The Horry County Solid Waste Authority’s latest plan to extend operations at the Hwy 90 landfill until approximately 2050 appears to have sprung out of nowhere in recent months for no apparent reason.
At a recent board meeting, SWA Executive Director Danny Knight told board members the latest expansion plan was moving forward because it was the authority’s responsibility to maximize the use of available land at the Hwy 90 site for waste disposal.
Actually, that statement runs counter to the ordinance that established the SWA in December 1990. Ordinance 60-90 states there is a need to develop an acceptable alternative for solid waste disposal and to reduce the amount of tonnage disposed in sanitary landfills in Horry County. It further states the high water table and other geologic characteristics in Horry County “make utilization and expansion of the existing landfill and development of new landfills especially expensive and difficult.”
Through the years since the authority’s opening in 1992, that section of the ordinance has been forgotten or ignored by a succession of SWA staff and board members.
The timeline set by the SWA for what is being called “Piggyback Expansion Phase III” hopes for a permit for the expansion to be issued by SCDHEC in June 2019 even though Piggyback Phase II is only now under construction and Phase III will not be needed until 2040 at projected disposal rates.

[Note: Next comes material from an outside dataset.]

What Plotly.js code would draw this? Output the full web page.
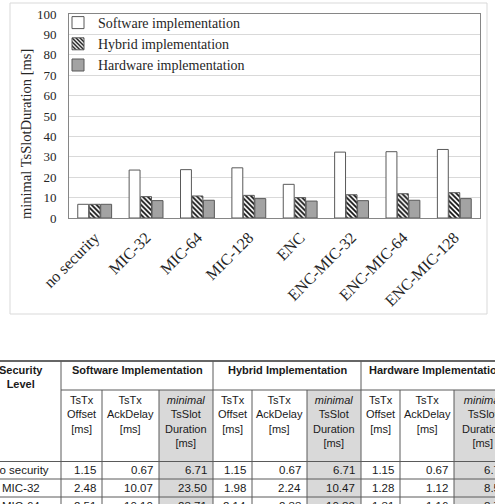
<!DOCTYPE html>
<html>
<head>
<meta charset="utf-8">
<script src="https://cdn.plot.ly/plotly-3.0.1.min.js"></script>
<style>html,body{margin:0;padding:0;background:#fff;overflow:hidden}#chart{width:495px;height:504px}</style>
</head>
<body>
<div id="chart"></div>
<script>
// ---------- chart data ----------
const categories = ['no security','MIC-32','MIC-64','MIC-128','ENC','ENC-MIC-32','ENC-MIC-64','ENC-MIC-128'];
const softwareValues = [6.71, 23.50, 23.7, 24.6, 16.5, 32.3, 32.5, 33.6];
const hybridValues   = [6.71, 10.47, 10.8, 11.1, 10.0, 11.4, 11.9, 12.4];
const hardwareValues = [6.71, 8.52, 8.7, 9.5, 8.3, 8.5, 8.7, 9.5];
const seriesNames = ['Software implementation','Hybrid implementation','Hardware implementation'];
const yTickValues = [0,10,20,30,40,50,60,70,80,90,100];

// ---------- table data ----------
const tableCorner = 'Security<br>Level';
const tableGroups = ['Software Implementation','Hybrid Implementation','Hardware Implementation'];
const tableSubHeaders = ['TsTx<br>Offset<br>[ms]','TsTx<br>AckDelay<br>[ms]','<i>minimal</i><br>TsSlot<br>Duration<br>[ms]'];
const tableLevels = ['no security','MIC-32','MIC-64'];
const tableRowNoSecurity = [1.15, 0.67, 6.71, 1.15, 0.67, 6.71, 1.15, 0.67, 6.71];
const tableRowMic32      = [2.48, 10.07, 23.50, 1.98, 2.24, 10.47, 1.28, 1.12, 8.52];
const tableRowMic64      = [2.51, 10.10, 23.71, 2.14, 2.33, 10.80, 1.31, 1.16, 8.73];
const tableRows = [tableRowNoSecurity, tableRowMic32, tableRowMic64];

// ---------- layout helpers (pixel -> paper) ----------
const W = 495, H = 504;
const px = v => v / W;
const py = v => 1 - v / H;
const serif = 'Liberation Serif, Times New Roman, serif';
const sans = 'Liberation Sans, Arial, sans-serif';

const barLine = {color: '#595959', width: 1};
const traces = [
  {type:'bar', name: seriesNames[0], x: categories, y: softwareValues,
   marker:{color:'#ffffff', line: barLine}},
  {type:'bar', name: seriesNames[1], x: categories, y: hybridValues,
   marker:{color:'#ffffff', line: barLine,
     pattern:{shape:'\\', fgcolor:'#111111', bgcolor:'#ffffff', size:3.5, solidity:0.5}}},
  {type:'bar', name: seriesNames[2], x: categories, y: hardwareValues,
   marker:{color:'#a3a3a3', line: barLine}}
];

// table geometry
const colEdges = [-19, 61, 102, 159, 213, 252, 307, 361, 400, 454, 512];
const rowEdges = [361, 390, 461.5, 479, 497, 515];
const lineColor = '#5a5a5a';

const shapes = [];
const annotations = [];

// outer chart frame
shapes.push({type:'rect', xref:'paper', yref:'paper', x0:px(10), x1:px(487), y0:py(3), y1:py(314),
  line:{color:'#d9d9d9', width:1}, fillcolor:'rgba(0,0,0,0)', layer:'below'});

// shaded minimal columns
[3,6,9].forEach(c => {
  shapes.push({type:'rect', xref:'paper', yref:'paper', x0:px(colEdges[c]), x1:px(colEdges[c+1]),
    y0:py(rowEdges[1]), y1:py(rowEdges[rowEdges.length-1]), fillcolor:'#d9d9d9', line:{width:0}, layer:'below'});
});
// grid lines of the table
const hline = (y, x0, x1, w, col) => shapes.push({type:'line', xref:'paper', yref:'paper',
  x0:px(x0), x1:px(x1), y0:py(y), y1:py(y), line:{color:col||lineColor, width:w||1}});
const vline = (x, y0, y1) => shapes.push({type:'line', xref:'paper', yref:'paper',
  x0:px(x), x1:px(x), y0:py(y0), y1:py(y1), line:{color:lineColor, width:1}});
const xEnd = colEdges[colEdges.length-1];
hline(rowEdges[0], colEdges[0], xEnd, 1.5, '#333');
hline(rowEdges[1], colEdges[1], xEnd);
for (let r = 2; r < rowEdges.length-1; r++) hline(rowEdges[r], colEdges[0], xEnd);
for (let c = 1; c < colEdges.length-1; c++) {
  const major = (c-1) % 3 === 0;
  vline(colEdges[c], major ? rowEdges[0] : rowEdges[1], rowEdges[rowEdges.length-1]);
}

// table texts
const tSize = 11;
const tFont = (size, color) => ({family: sans, size: size, color: color || '#1a1a1a'});
annotations.push({xref:'paper', yref:'paper', x:px((colEdges[0]+colEdges[1])/2), y:py(rowEdges[0]+2),
  xanchor:'center', yanchor:'top', text:'<b>'+tableCorner+'</b>', showarrow:false, font:tFont(tSize), borderpad:0});
tableGroups.forEach((g, i) => {
  const x0 = colEdges[1+3*i], x1 = colEdges[4+3*i];
  annotations.push({xref:'paper', yref:'paper', x:px((x0+x1)/2), y:py(rowEdges[0]+2),
    xanchor:'center', yanchor:'top', text:'<b>'+g+'</b>', showarrow:false, font:tFont(tSize), borderpad:0});
  tableSubHeaders.forEach((s, j) => {
    const c = 1+3*i+j;
    annotations.push({xref:'paper', yref:'paper', x:px((colEdges[c]+colEdges[c+1])/2), y:py(rowEdges[1]+2.5),
      xanchor:'center', yanchor:'top', text:s, showarrow:false, font:tFont(tSize), borderpad:0});
  });
});
tableLevels.forEach((lvl, r) => {
  const yc = (rowEdges[2+r] + rowEdges[3+r]) / 2;
  annotations.push({xref:'paper', yref:'paper', x:px((colEdges[0]+colEdges[1])/2), y:py(yc),
    xanchor:'center', yanchor:'middle', text:lvl, showarrow:false, font:tFont(tSize+0.5), borderpad:0});
  tableRows[r].forEach((v, j) => {
    annotations.push({xref:'paper', yref:'paper', x:px(colEdges[j+2]-5), y:py(yc),
      xanchor:'right', yanchor:'middle', text:v.toFixed(2), showarrow:false, font:tFont(tSize+0.5), borderpad:0});
  });
});

// y-axis title
annotations.push({xref:'paper', yref:'paper', x:px(26), y:py(134), xanchor:'center', yanchor:'middle',
  textangle:-90, text:'minimal TsSlotDuration [ms]', showarrow:false,
  font:{family:serif, size:14.5, color:'#262626'}});

const layout = {
  width: W, height: H,
  margin: {l:0, r:0, t:0, b:0},
  paper_bgcolor:'#ffffff', plot_bgcolor:'#ffffff',
  barmode:'group', bargap:0.33, bargroupgap:0.05,
  showlegend:true,
  legend:{x:px(58), y:py(7), xanchor:'left', yanchor:'top', bgcolor:'rgba(0,0,0,0)',
    font:{family:serif, size:14, color:'#262626'}, tracegroupgap:0, itemwidth:30},
  xaxis:{domain:[px(69), px(480)], type:'category', range:[-0.5, 7.5],
    tickangle:-45, tickfont:{family:serif, size:16, color:'#262626'},
    showline:true, mirror:true, linecolor:'#868686', linewidth:1, showgrid:false, ticks:'', ticklabelstandoff:3},
  yaxis:{domain:[py(218), py(14)], range:[0,100], tickvals:yTickValues,
    tickfont:{family:serif, size:13, color:'#262626'},
    showline:true, mirror:true, linecolor:'#868686', linewidth:1,
    showgrid:true, gridcolor:'#d9d9d9', gridwidth:1, zeroline:false, ticks:'', ticklabelstandoff:9},
  shapes: shapes,
  annotations: annotations
};

Plotly.newPlot('chart', traces, layout, {displayModeBar:false, staticPlot:true});
</script>
</body>
</html>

Why the rush? Shouldn’t the SWA staff and board members be seeking alternative means of disposal of the county’s solid waste?
The answer to the first question is not available to the public and not known by county council members, only a few of whom have recently become aware of these expansion plans.

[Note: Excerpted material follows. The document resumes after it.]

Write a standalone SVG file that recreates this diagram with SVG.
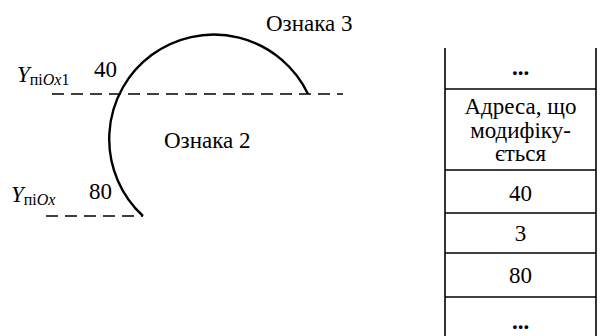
<svg xmlns="http://www.w3.org/2000/svg" width="600" height="336" viewBox="0 0 600 336" font-family="'Liberation Serif', 'DejaVu Serif', serif">
<style>
text{font-family:'Liberation Serif','DejaVu Serif',serif;font-size:23px;fill:#000}
.c{text-anchor:middle}
.i{font-style:italic}
.sub{font-size:16px}
.dash{stroke:#000;stroke-width:1.6;stroke-dasharray:12 7;fill:none}
.arc{stroke:#000;stroke-width:2.4;fill:none}
.tl{stroke:#000;stroke-width:1.6;fill:none}
.dots{font-weight:bold}
</style>
<rect width="600" height="336" fill="#fff"/>
<g id="connectors">
<line class="dash" x1="52" y1="94" x2="343" y2="94"/>
<line class="dash" x1="46" y1="216" x2="143" y2="216"/>
<path class="arc" d="M 308 94 A 104.5 104.5 0 1 0 143 216"/>
</g>
<g id="labels">
<text x="266" y="31">Ознака 3</text>
<text x="164" y="148">Ознака 2</text>
<text x="94" y="77">40</text>
<text x="89" y="199">80</text>
<text x="17" y="82"><tspan class="i">Y</tspan><tspan class="sub" dy="3">пі</tspan><tspan class="sub i">Ox</tspan><tspan class="sub">1</tspan></text>
<text x="11" y="202"><tspan class="i">Y</tspan><tspan class="sub" dy="3">пі</tspan><tspan class="sub i">Ox</tspan></text>
</g>
<g id="table">
<line class="tl" x1="445" y1="48" x2="445" y2="336"/>
<line class="tl" x1="596" y1="48" x2="596" y2="336"/>
<line class="tl" x1="445" y1="89" x2="596" y2="89"/>
<line class="tl" x1="445" y1="170" x2="596" y2="170"/>
<line class="tl" x1="445" y1="213" x2="596" y2="213"/>
<line class="tl" x1="445" y1="253" x2="596" y2="253"/>
<line class="tl" x1="445" y1="297" x2="596" y2="297"/>
</g>
<g id="cell-top"><text class="c dots" x="520.5" y="75">...</text></g>
<g id="cell-address">
<text class="c" x="520.5" y="114">Адреса, що</text>
<text class="c" x="520.5" y="138">модифіку-</text>
<text class="c" x="520.5" y="161">ється</text>
</g>
<g id="cell-40"><text class="c" x="520.5" y="201">40</text></g>
<g id="cell-3"><text class="c" x="520.5" y="241">3</text></g>
<g id="cell-80"><text class="c" x="520.5" y="283">80</text></g>
<g id="cell-bottom"><text class="c dots" x="520.5" y="329">...</text></g>
</svg>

The answer to the second question is “Yes” only if the SWA board and staff believe it is their responsibility to obey the law that established the authority in the first place. To date that has not been the case.
And what of the cost? It was only 18 months ago that the SWA projected a $33 million shortfall in needed funds by 2024 unless it received a nearly 50% increase in tipping fees. County council approved an immediate $7 per ton increase with additional $1 per year increases as the SWA needs them.